- [Dataset content]:

*****

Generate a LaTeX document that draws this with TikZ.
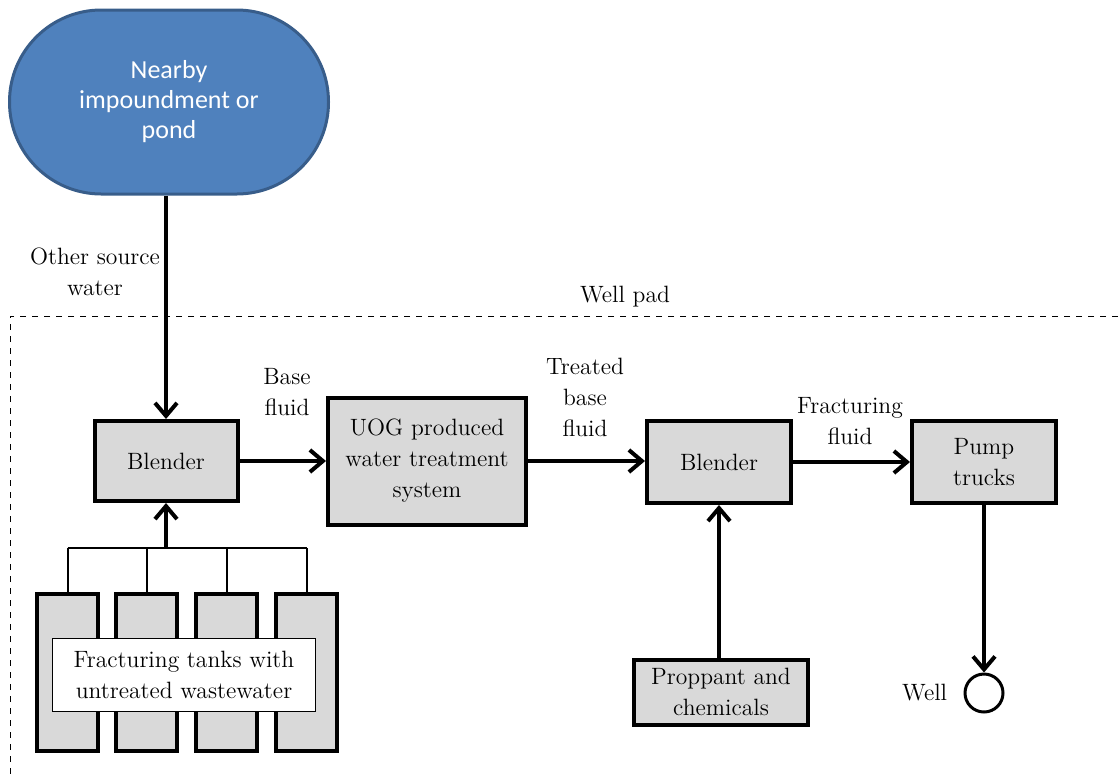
\documentclass[tikz,border=0pt]{standalone}
\usepackage{fontspec}
\newfontfamily\pondfont{Carlito}
\usepackage{tikz}
\usetikzlibrary{arrows.meta, positioning}
\definecolor{azulpond}{HTML}{4F81BD}
\definecolor{bordepond}{HTML}{385D8A}
\definecolor{grisbox}{HTML}{D9D9D9}
\tikzstyle{proceso} = [draw=black, fill=grisbox, line width=2pt, rectangle, inner sep=0pt, align=center, font=\fontsize{11.8}{15.5}\selectfont]
\tikzstyle{tanque} = [draw=black, fill=grisbox, line width=2pt, rectangle, inner sep=0pt, minimum width=30.5pt, minimum height=78.5pt]
\tikzstyle{etiqueta} = [align=center, inner sep=0pt, font=\fontsize{11.8}{15.5}\selectfont]
\tikzstyle{flujo} = [line width=2pt, -{Straight Barb[length=6.5pt,width=11pt]}]
\begin{document}
\begin{tikzpicture}[x=0.5pt, y=-0.5pt]
	\useasboundingbox (0,0) rectangle (1119,778);
	% well pad
	\draw[dashed, line width=0.5pt] (1130,316) -- (10,316) -- (10,790);
	\node[etiqueta] (pad) at (625,297) {Well pad};
	% pond
	\node[draw=bordepond, fill=azulpond, line width=1.5pt, rounded corners=45.9pt, minimum width=159.5pt, minimum height=92pt, text=white, align=center, font=\pondfont\fontsize{13}{15}\selectfont] (pond) at (169,102) {Nearby\\impoundment or\\pond};
	% process boxes
	\node[proceso, minimum width=71.5pt, minimum height=40pt] (b1) at (166,461) {Blender};
	\node[proceso, minimum width=99pt, minimum height=63.5pt] (uog) at (427,461) {UOG produced\\water treatment\\system};
	\node[proceso, minimum width=72pt, minimum height=41pt] (b2) at (719,462) {Blender};
	\node[proceso, minimum width=72pt, minimum height=41pt] (pump) at (984,462) {Pump\\trucks};
	\node[proceso, minimum width=87pt, minimum height=32.5pt] (prop) at (721,692) {Proppant and\\chemicals};
	\node[draw, line width=1.5pt, circle, minimum size=19pt, inner sep=0pt] (well) at (984,693) {};
	\node[etiqueta, left=8pt of well] (welltxt) {Well};
	% tanks
	\foreach \i/\x in {1/67.5, 2/146.5, 3/226.5, 4/306.5}
		\node[tanque] (t\i) at (\x,672.5) {};
	\node[draw, fill=white, line width=0.5pt, etiqueta, minimum width=131.5pt, minimum height=36.5pt] (tanktxt) at (184,675) {Fracturing tanks with\\untreated wastewater};
	\coordinate (bus) at (166,548);
	\draw[line width=1pt] (t1.north |- bus) -- (t4.north |- bus);
	\foreach \i in {1,...,4}
		\draw[line width=1pt] (t\i.north) -- (t\i.north |- bus);
	% flows
	\draw[flujo] (b1.north |- pond.south) -- (b1.north);
	\draw[flujo] (bus) -- (b1.south);
	\draw[flujo] (b1.east) -- (uog.west |- b1.east);
	\draw[flujo] (uog.east) -- (b2.west |- uog.east);
	\draw[flujo] (b2.east) -- (pump.west |- b2.east);
	\draw[flujo] (prop.north -| b2.south) -- (b2.south);
	\draw[flujo] (pump.south) -- (well.north);
	% labels
	\node[etiqueta] (lblother) at (95,272) {Other source\\water};
	\node[etiqueta] (lblbase) at (287,392) {Base\\fluid};
	\node[etiqueta] (lbltreat) at (585,397) {Treated\\base\\fluid};
	\node[etiqueta] (lblfrac) at (850,421) {Fracturing\\fluid};
\end{tikzpicture}
\end{document}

*****

- [Goal]: Your copy of the data above should match it exactly, except that pictures are left out.

- [Answer for the task]:
Generate a LaTeX document that draws this with TikZ.
\documentclass[tikz,border=0pt]{standalone}
\usepackage{fontspec}
\newfontfamily\pondfont{Carlito}
\usepackage{tikz}
\usetikzlibrary{arrows.meta, positioning}
\definecolor{azulpond}{HTML}{4F81BD}
\definecolor{bordepond}{HTML}{385D8A}
\definecolor{grisbox}{HTML}{D9D9D9}
\tikzstyle{proceso} = [draw=black, fill=grisbox, line width=2pt, rectangle, inner sep=0pt, align=center, font=\fontsize{11.8}{15.5}\selectfont]
\tikzstyle{tanque} = [draw=black, fill=grisbox, line width=2pt, rectangle, inner sep=0pt, minimum width=30.5pt, minimum height=78.5pt]
\tikzstyle{etiqueta} = [align=center, inner sep=0pt, font=\fontsize{11.8}{15.5}\selectfont]
\tikzstyle{flujo} = [line width=2pt, -{Straight Barb[length=6.5pt,width=11pt]}]
\begin{document}
\begin{tikzpicture}[x=0.5pt, y=-0.5pt]
	\useasboundingbox (0,0) rectangle (1119,778);
	% well pad
	\draw[dashed, line width=0.5pt] (1130,316) -- (10,316) -- (10,790);
	\node[etiqueta] (pad) at (625,297) {Well pad};
	% pond
	\node[draw=bordepond, fill=azulpond, line width=1.5pt, rounded corners=45.9pt, minimum width=159.5pt, minimum height=92pt, text=white, align=center, font=\pondfont\fontsize{13}{15}\selectfont] (pond) at (169,102) {Nearby\\impoundment or\\pond};
	% process boxes
	\node[proceso, minimum width=71.5pt, minimum height=40pt] (b1) at (166,461) {Blender};
	\node[proceso, minimum width=99pt, minimum height=63.5pt] (uog) at (427,461) {UOG produced\\water treatment\\system};
	\node[proceso, minimum width=72pt, minimum height=41pt] (b2) at (719,462) {Blender};
	\node[proceso, minimum width=72pt, minimum height=41pt] (pump) at (984,462) {Pump\\trucks};
	\node[proceso, minimum width=87pt, minimum height=32.5pt] (prop) at (721,692) {Proppant and\\chemicals};
	\node[draw, line width=1.5pt, circle, minimum size=19pt, inner sep=0pt] (well) at (984,693) {};
	\node[etiqueta, left=8pt of well] (welltxt) {Well};
	% tanks
	\foreach \i/\x in {1/67.5, 2/146.5, 3/226.5, 4/306.5}
		\node[tanque] (t\i) at (\x,672.5) {};
	\node[draw, fill=white, line width=0.5pt, etiqueta, minimum width=131.5pt, minimum height=36.5pt] (tanktxt) at (184,675) {Fracturing tanks with\\untreated wastewater};
	\coordinate (bus) at (166,548);
	\draw[line width=1pt] (t1.north |- bus) -- (t4.north |- bus);
	\foreach \i in {1,...,4}
		\draw[line width=1pt] (t\i.north) -- (t\i.north |- bus);
	% flows
	\draw[flujo] (b1.north |- pond.south) -- (b1.north);
	\draw[flujo] (bus) -- (b1.south);
	\draw[flujo] (b1.east) -- (uog.west |- b1.east);
	\draw[flujo] (uog.east) -- (b2.west |- uog.east);
	\draw[flujo] (b2.east) -- (pump.west |- b2.east);
	\draw[flujo] (prop.north -| b2.south) -- (b2.south);
	\draw[flujo] (pump.south) -- (well.north);
	% labels
	\node[etiqueta] (lblother) at (95,272) {Other source\\water};
	\node[etiqueta] (lblbase) at (287,392) {Base\\fluid};
	\node[etiqueta] (lbltreat) at (585,397) {Treated\\base\\fluid};
	\node[etiqueta] (lblfrac) at (850,421) {Fracturing\\fluid};
\end{tikzpicture}
\end{document}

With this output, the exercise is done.